As an example, consider moria, which polls swim.twobirds.com twice a day and bert.sesame.com once per week. The link to bert uses a slow 2,400 bps modem. moria would publish the following maps entry:

moria.orcnet.org
        bert.sesame.com(DAILY/2),
        swim.twobirds.com(WEEKLY+LOW)
moria.orcnet.org = moria

The last line makes moria known under its UUCP name, as well. Note that its cost must be specified as DAILY/2 because calling twice a day actually halves the cost for this link.

Using the information from such map files, pathalias is able to calculate optimal routes to any destination site listed in the paths file and produce a pathalias database from this which can then be used for routing to these sites.

pathalias provides a couple of other features like site-hiding (i.e., making sites accessible only through a gateway). See the pathalias manual page for details and a complete list of link costs.

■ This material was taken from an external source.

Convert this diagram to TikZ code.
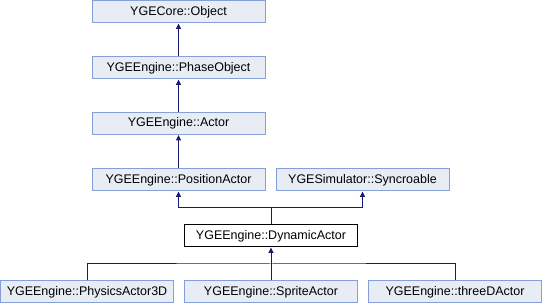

Comments in the map file generally contain additional information on the sites described in it. There is a rigid format in which to specify this information so that it can be retrieved from the maps. For instance, a program called uuwho uses a database created from the map files to display this information in a nicely formatted way. When you register your site with an organization that distributes map files to its members, you generally have to fill out such a map entry. Below is a sample map entry (in fact, it’s the one for Olaf’s site):

#N      monad, monad.swb.de, monad.swb.sub.org
#S      AT 486DX50; Linux 0.99
#O      private
#C      Olaf Kirch
#E      okir@monad.swb.de
#P      Kattreinstr. 38, D-64295 Darmstadt, FRG
#L      49 52 03 N / 08 38 40 E
#U      brewhq
#W      okir@monad.swb.de (Olaf Kirch); Sun Jul 25 16:59:32 MET DST 1993
#
monad   brewhq(DAILY/2)
# Domains
monad = monad.swb.de
monad = monad.swb.sub.org

The whitespace after the first two characters is a tab. The meaning of most of the fields is pretty obvious; you will receive a detailed description from whichever domain you register with. The L field is the most fun to find out: it gives your geographical position in latitude/longitude and is used to draw the PostScript maps that show all sites for each country, as well as worldwide.[111]



[110] Maps for sites registered with the UUCP Mapping Project are distributed through the newsgroup comp.mail.maps; other organizations may publish separate maps for their networks.

[111] They are posted regularly in news.lists.ps-maps. Beware. They’re HUGE.